- Provide support for cloud-based and on-premises services
- Provide 24/7 on-call support on a weekly rotating basis (Monday to Monday)
- Monitor, mitigate, resolve, and perform root cause analysis of production issues (network and firewall issues, Docker and K8s issues, and mTLS connection issues)
- Improve observability, dashboards, and alerting of the database stack to proactively identify issues before incidents occur
- 4+ years of experience as a Site Reliability Engineer or Software Engineer
- Experience setting up and improving SRE processes
- Experience managing cloud or on-premises infrastructure (Azure Cloud, managing Linux (SFTP, SSH, certificates), Windows servers, Docker environments)
- Experience managing and troubleshooting CI/CD pipelines issues (GitLab CI/CD)
- Experience troubleshooting issues on different network layers (HTTP, TCP, SSL)
- Experience troubleshooting common K8s and Docker issues
- Experience configuring monitoring tools
- Hands-on experience with K8s, Python, Terraform/Terragrunt, Ansible, and Bash scripting
- Excellent communication skills, with the ability to collaborate effectively with management and cross-functional engineering teams to resolve incidents and address performance regressions
- Strong engineering craftsmanship with a passion for raising the bar in quality and reliability
- Upper-Intermediate level of English
WOULD BE A PLUS:
- Familiarity with NoSQL databases, providing versatility in managing different types of data storage systems
PERSONAL PROFILE
- Initiative, proactive, and results-oriented person
- Strong teamwork skills combined with a strong sense of responsibility and reliability
Are you a Reliability Engineer interested in supporting scalable, secure infrastructure?

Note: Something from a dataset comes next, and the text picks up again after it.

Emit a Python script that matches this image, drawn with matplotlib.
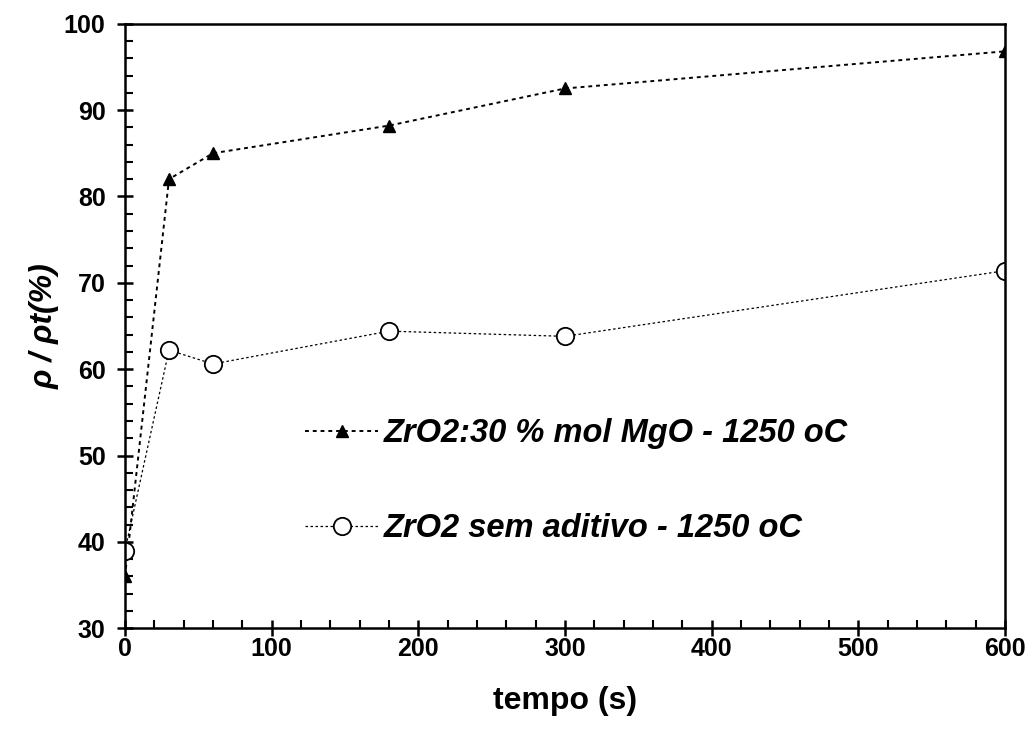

Do you thrive in both autonomous work and team collaboration, taking area of responsibility and delivering results?
If you enjoy working directly with Customers to deliver high-quality solutions that meet their business needs and exceed their expectations, we will be glad to have you on our team!
This is an excellent opportunity for you to work with a skilled team in a multinational environment at a world-leading telecommunications enterprise.
CUSTOMER
Our Customer is one of the world’s top-ranking telecommunications infrastructure companies, with nearly 100,000 employees. The company delivers products and services necessary for mobile and fixed-line communications, as well as radio networks and transmission networks. More than 40% of phone calls are made through its systems, and over 2 billion people use its network worldwide.
PROJECT
Our team helps the Customer (telecom provider) migrate applications to the cloud infrastructure, implement CI/CD, security, and administrative best practices using modern DevOps tools.